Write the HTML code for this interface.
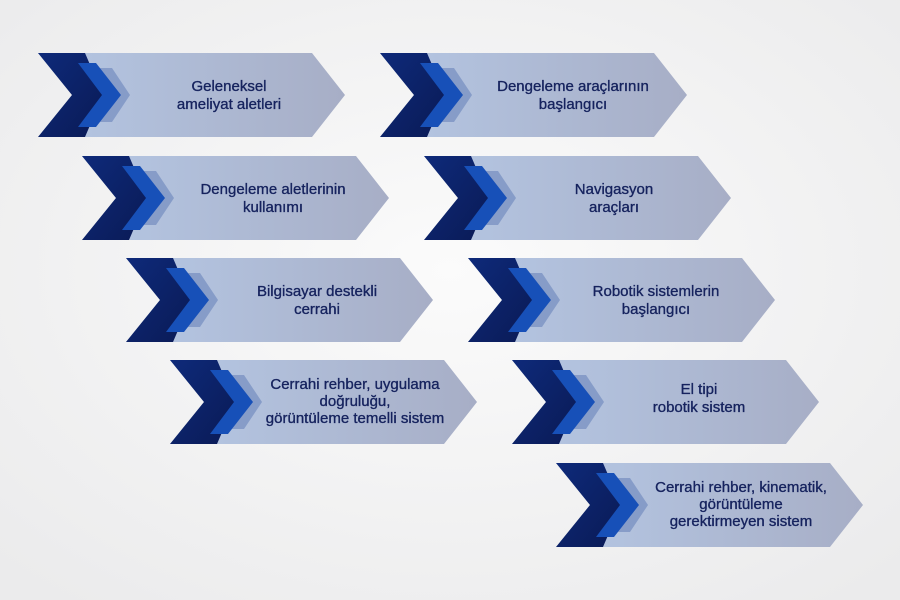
<!DOCTYPE html>
<html><head><meta charset="utf-8"><style>
html,body{margin:0;padding:0;width:900px;height:600px;overflow:hidden;background:#f3f3f4}
svg{display:block}
text{font-family:"Liberation Sans",sans-serif;font-size:15px;fill:#16235e;stroke:#16235e;stroke-width:0.35;text-anchor:middle}
</style></head><body>
<svg width="900" height="600" viewBox="0 0 900 600">
<defs>
<radialGradient id="bg" cx="50%" cy="45%" r="70%"><stop offset="0" stop-color="#fbfbfb"/><stop offset="1" stop-color="#ebebec"/></radialGradient>
<linearGradient id="body" x1="0" x2="1" y1="0" y2="0"><stop offset="0" stop-color="#b5c7e4"/><stop offset="1" stop-color="#a7aec6"/></linearGradient>
<linearGradient id="dark" x1="0" x2="1" y1="0" y2="1"><stop offset="0" stop-color="#0e2a7a"/><stop offset="1" stop-color="#0a1a55"/></linearGradient>
<g id="arr">
<polygon points="0,0 274,0 307,42 274,84 0,84 34,42" fill="url(#body)"/>
<polygon points="0,0 47,0 65,42 47,84 0,84 34,42" fill="url(#dark)"/>
<polygon points="62,15 74,15 92,42 74,69 62,69 72,42" fill="#7f95c4" opacity="0.85"/>
<polygon points="40,10 58,10 83,42 58,74 40,74 64,42" fill="#1750b8"/>
</g>
</defs>
<rect width="900" height="600" fill="url(#bg)"/>
<use href="#arr" x="38" y="53"/>
<use href="#arr" x="82" y="156"/>
<use href="#arr" x="126" y="258"/>
<use href="#arr" x="170" y="360"/>
<use href="#arr" x="380" y="53"/>
<use href="#arr" x="424" y="156"/>
<use href="#arr" x="468" y="258"/>
<use href="#arr" x="512" y="360"/>
<use href="#arr" x="556" y="463"/>
<text x="229" y="91">Geleneksel</text><text x="229" y="109">ameliyat aletleri</text>
<text x="273" y="194">Dengeleme aletlerinin</text><text x="273" y="212">kullanımı</text>
<text x="317" y="296">Bilgisayar destekli</text><text x="317" y="314">cerrahi</text>
<text x="355" y="389">Cerrahi rehber, uygulama</text><text x="355" y="406">doğruluğu,</text><text x="355" y="423">görüntüleme temelli sistem</text>
<text x="573" y="91">Dengeleme araçlarının</text><text x="573" y="109">başlangıcı</text>
<text x="614" y="194">Navigasyon</text><text x="614" y="212">araçları</text>
<text x="656" y="296">Robotik sistemlerin</text><text x="656" y="314">başlangıcı</text>
<text x="699" y="394">El tipi</text><text x="699" y="412">robotik sistem</text>
<text x="741" y="492">Cerrahi rehber, kinematik,</text><text x="741" y="509">görüntüleme</text><text x="741" y="526">gerektirmeyen sistem</text>
</svg>
</body></html>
———
Working from the material above, transcribe it exactly while omitting pictures.

Write the HTML code for this interface.
<!DOCTYPE html>
<html><head><meta charset="utf-8"><style>
html,body{margin:0;padding:0;width:900px;height:600px;overflow:hidden;background:#f3f3f4}
svg{display:block}
text{font-family:"Liberation Sans",sans-serif;font-size:15px;fill:#16235e;stroke:#16235e;stroke-width:0.35;text-anchor:middle}
</style></head><body>
<svg width="900" height="600" viewBox="0 0 900 600">
<defs>
<radialGradient id="bg" cx="50%" cy="45%" r="70%"><stop offset="0" stop-color="#fbfbfb"/><stop offset="1" stop-color="#ebebec"/></radialGradient>
<linearGradient id="body" x1="0" x2="1" y1="0" y2="0"><stop offset="0" stop-color="#b5c7e4"/><stop offset="1" stop-color="#a7aec6"/></linearGradient>
<linearGradient id="dark" x1="0" x2="1" y1="0" y2="1"><stop offset="0" stop-color="#0e2a7a"/><stop offset="1" stop-color="#0a1a55"/></linearGradient>
<g id="arr">
<polygon points="0,0 274,0 307,42 274,84 0,84 34,42" fill="url(#body)"/>
<polygon points="0,0 47,0 65,42 47,84 0,84 34,42" fill="url(#dark)"/>
<polygon points="62,15 74,15 92,42 74,69 62,69 72,42" fill="#7f95c4" opacity="0.85"/>
<polygon points="40,10 58,10 83,42 58,74 40,74 64,42" fill="#1750b8"/>
</g>
</defs>
<rect width="900" height="600" fill="url(#bg)"/>
<use href="#arr" x="38" y="53"/>
<use href="#arr" x="82" y="156"/>
<use href="#arr" x="126" y="258"/>
<use href="#arr" x="170" y="360"/>
<use href="#arr" x="380" y="53"/>
<use href="#arr" x="424" y="156"/>
<use href="#arr" x="468" y="258"/>
<use href="#arr" x="512" y="360"/>
<use href="#arr" x="556" y="463"/>
<text x="229" y="91">Geleneksel</text><text x="229" y="109">ameliyat aletleri</text>
<text x="273" y="194">Dengeleme aletlerinin</text><text x="273" y="212">kullanımı</text>
<text x="317" y="296">Bilgisayar destekli</text><text x="317" y="314">cerrahi</text>
<text x="355" y="389">Cerrahi rehber, uygulama</text><text x="355" y="406">doğruluğu,</text><text x="355" y="423">görüntüleme temelli sistem</text>
<text x="573" y="91">Dengeleme araçlarının</text><text x="573" y="109">başlangıcı</text>
<text x="614" y="194">Navigasyon</text><text x="614" y="212">araçları</text>
<text x="656" y="296">Robotik sistemlerin</text><text x="656" y="314">başlangıcı</text>
<text x="699" y="394">El tipi</text><text x="699" y="412">robotik sistem</text>
<text x="741" y="492">Cerrahi rehber, kinematik,</text><text x="741" y="509">görüntüleme</text><text x="741" y="526">gerektirmeyen sistem</text>
</svg>
</body></html>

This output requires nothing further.